Rouge Brésil de Jean-Christophe Rufin

Rouge BrésilRouge Brésil : en 1555, Nicolas Durand de Villegagnon, vice-amiral de Bretagne et chevalier de Malte, monte une expédition vers le Brésil au nom du roi Henri II. Il doit marquer la présence de la France sur ces nouvelles terres en fondant le royaume de la France antarctique. C’est en son nom que Dom Gonzagues recherche au Havre des enfants à embarquer : on lui a dit qu’ils feraient les meilleurs interprètes qui soient auprès des populations autochtones. C’est à ce titre que Just et Colombe Clamorgan sont recrutés grâce à l’appui de leur « tante », qui cherche en fait à se débarrasser d’eux afin de mettre la main sur l’héritage de leur père, ancien des campagnes d’Italie, ruiné et contraint de laisser ses enfants adorés à la charge de cette femme. Ils ont treize et quinze ans, en avouent deux de moins, et Colombe doit même se faire passer pour un garçon afin d’embarquer. Ils doivent aussi, sur conseil de cette tante, cacher leur identité. Ils sont prêts à tout car on leur a dit qu’ils retrouveraient leur père au Brésil.

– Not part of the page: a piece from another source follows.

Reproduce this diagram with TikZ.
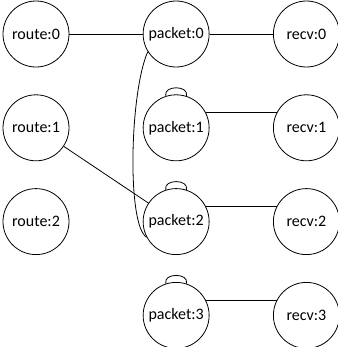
\documentclass[tikz,border=0pt]{standalone}
\usepackage{fontspec}
\setmainfont{Carlito}
\usetikzlibrary{positioning,calc}
\tikzset{
  nd/.style={draw,circle,minimum size=49.5pt,inner sep=0pt,font=\fontsize{12}{14}\selectfont},
}

\begin{document}
\begin{tikzpicture}[x=0.75pt,y=-0.75pt,line width=0.6pt]
  \useasboundingbox (0,0) rectangle (338,347);
  % left column
  \node[nd] (ro0) at (36,34) {route:0};
  \node[nd,below=20.25pt of ro0] (ro1) {route:1};
  \node[nd,below=20.25pt of ro1] (ro2) {route:2};
  % middle column
  \node[nd,right=55pt of ro0] (pk0) {packet:0};
  \node[nd,below=20.25pt of pk0] (pk1) {packet:1};
  \node[nd,below=20.25pt of pk1] (pk2) {packet:2};
  \node[nd,below=20.25pt of pk2] (pk3) {packet:3};
  % right column
  \node[nd,right=47.6pt of pk0] (rc0) {recv:0};
  \node[nd,below=20.25pt of rc0] (rc1) {recv:1};
  \node[nd,below=20.25pt of rc1] (rc2) {recv:2};
  \node[nd,below=20.25pt of rc2] (rc3) {recv:3};
  \draw (ro0) -- (pk0);
  \draw (pk0) -- (rc0);
  \draw (ro1) -- (pk2);
  \foreach \k in {1,2,3}{
    \draw (pk\k.27) -- (rc\k.153);
    \draw (pk\k.108) .. controls +(-3,-11) and +(3,-11) .. (pk\k.72);
  }
  \draw (pk0.212) .. controls +(-18,40) and +(-20,-12) .. (pk2.208);
\end{tikzpicture}
\end{document}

Sur le bateau, Just se bat puis se lie d’amitié avec un autre enfant, Martin, recruté comme lui pour devenir « truchement ». Pour faire sortir son frère des cales du bateau où il a été enfermé, Colombe alias Colin, dévoile son nom : Clamorgan. Celui-ci rappelle tout de suite à Villegagnon l’amitié qu’il portait à leur père et l’amiral donne aux enfants le statut qui leur revient (sans toutefois deviner le sexe de Colombe).

Après une éprouvante traversée, les trois navires de Rouge Brésil accostent et les colons s’installent sur une île au large de la côte de Rio de Janeiro. Villegagnon essaie d’imposer la religion catholique et ses principes mais il se heurte au Freux, un Français déjà installé à leur arrivée qui sert d’interprète avec les populations locales mais aussi en grande partie de pourvoyeur d’eau et de nourriture. La tension monte rapidement entre les deux hommes, d’autant plus que Le Freux ne cède en rien sur son mode de vie (il continue à vivre avec plusieurs femmes) et attise la colère des colons contre l’amiral : qu’ils soient tapissiers ou boulangers, il les fait tous travailler comme des esclaves à la construction du fort Coligny. Alors que Just, de noble naissance, s’est rapproché de Villegagnon, Martin se tourne vers Le Freux tandis que Colombe se sent de plus en plus d’affinités avec le mode de vie indien, très proche de la nature.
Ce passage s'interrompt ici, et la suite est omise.